4. Relationship to Existing Architectures
Architecture |
Similarity |
Key Difference |
Triple Modular Redundancy (TMR) |
Fault tolerance for sequential logic |
TMR adds 3x hardware; this uses existing neighbors |
Network-on-Chip (NoC) |
Packet routing with address tags between compute clusters |
This operates one abstraction layer deeper: within pipeline stages, not between clusters |
Neuromorphic / Dataflow |
Fault-tolerant mesh compute |
This targets conventional sequential logic silicon, not neuromorphic substrate |
Wafer-Scale (Cerebras) |
On-die routing flows around dead zones |
Cerebras routes around dead zones at cluster level; this borrows and returns at node level |
5. Open Questions for Revision
The following items require further design work and are flagged for collaborative review:
- Shunt direction arbitration: left vs. right vs. load-balanced; algorithm undefined
- Routing table fault tolerance: the defect map itself must survive node failure
- Timing budget: this architecture likely requires elastic or asynchronous pipeline semantics; synchronous clocking would impose unacceptable worst-case latency penalties when diversion paths vary in length
- Crossover economics: at what defect rate and node density does this beat purity investment?

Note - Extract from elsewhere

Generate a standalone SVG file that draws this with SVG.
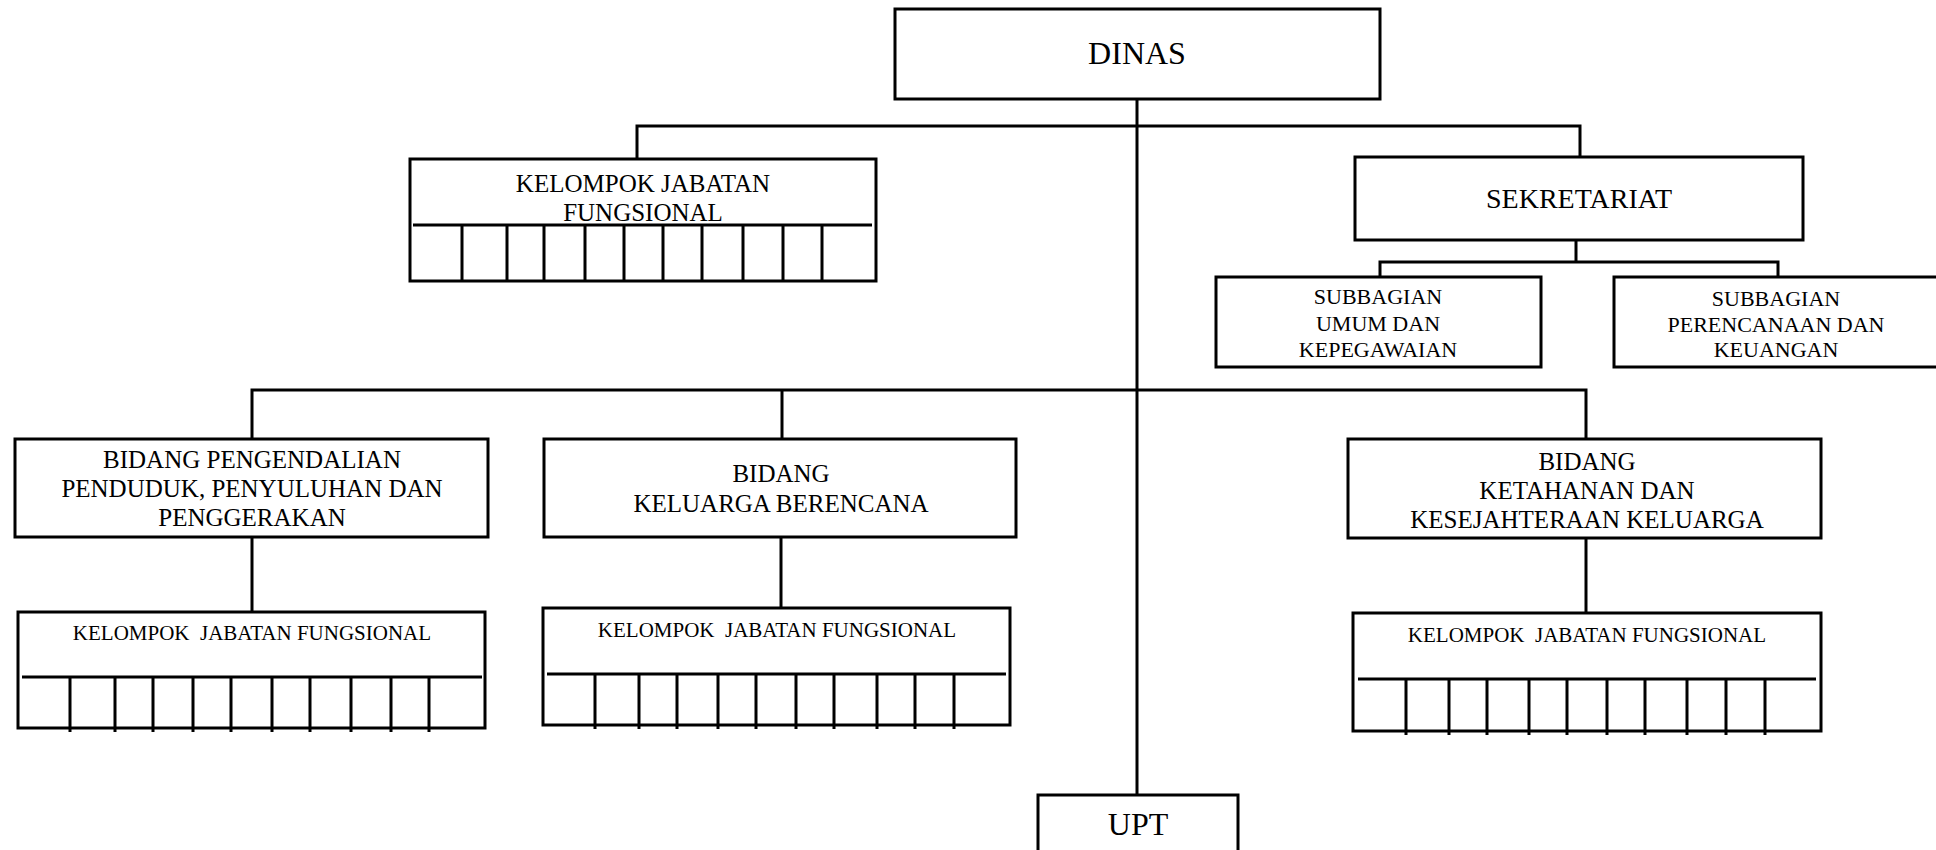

- Interaction radius definition: formal proof of non-interacting neighbor pairs for verification code reuse
- Boot-time self-test protocol: how deep, how fast, how reliable
- Failure cascade behavior: what happens when two or more adjacent chains have failed nodes at the same pipeline stage? The single-failure diversion case is well-defined, but multi-failure adjacency is where the architecture's limits live. This boundary condition needs explicit modeling
- Signal integrity at diversion points: lateral shunts are physical routing events, not just logical ones. Diversion paths require physical design consideration including trace length, signal degradation, and fan-out constraints at each shunt junction
6. Topology Intuition
Imagine a 4x4 grid where each column represents a pipeline chain (four chains, each with four stages). Lateral connections exist at every stage, linking each node to its immediate neighbors in adjacent chains. Normal instruction flow moves vertically down a column (stage 1 through stage 4). When a node fails, the instruction diverts horizontally to the same stage in a neighbor column, completes that stage, and re-enters the origin column at the next stage down. The mesh is the set of all lateral connections; the tags are the return addresses that keep instructions routed correctly.
7. Status and Next Steps
This document represents an initial concept capture from a single brainstorming session. It has not been reviewed against current semiconductor literature for prior art, nor has it been modeled or simulated.
Suggested next steps:
- Patent and prior art search: Network-on-Chip + pipeline-level fault tolerance + tagged routing
- Consult with chip architecture or VLSI engineer for feasibility assessment
- Model the crossover economics: purity cost vs. mesh routing overhead at various node sizes
- Sketch a formal topology diagram showing chain mesh, diversion paths, and re-injection points
- Prototype simulation: model a 4x4 chain mesh with one dead node and measure latency impact
Note: This concept was developed independently of formal chip design training. It may converge with existing work or extend into novel territory. That determination requires literature review.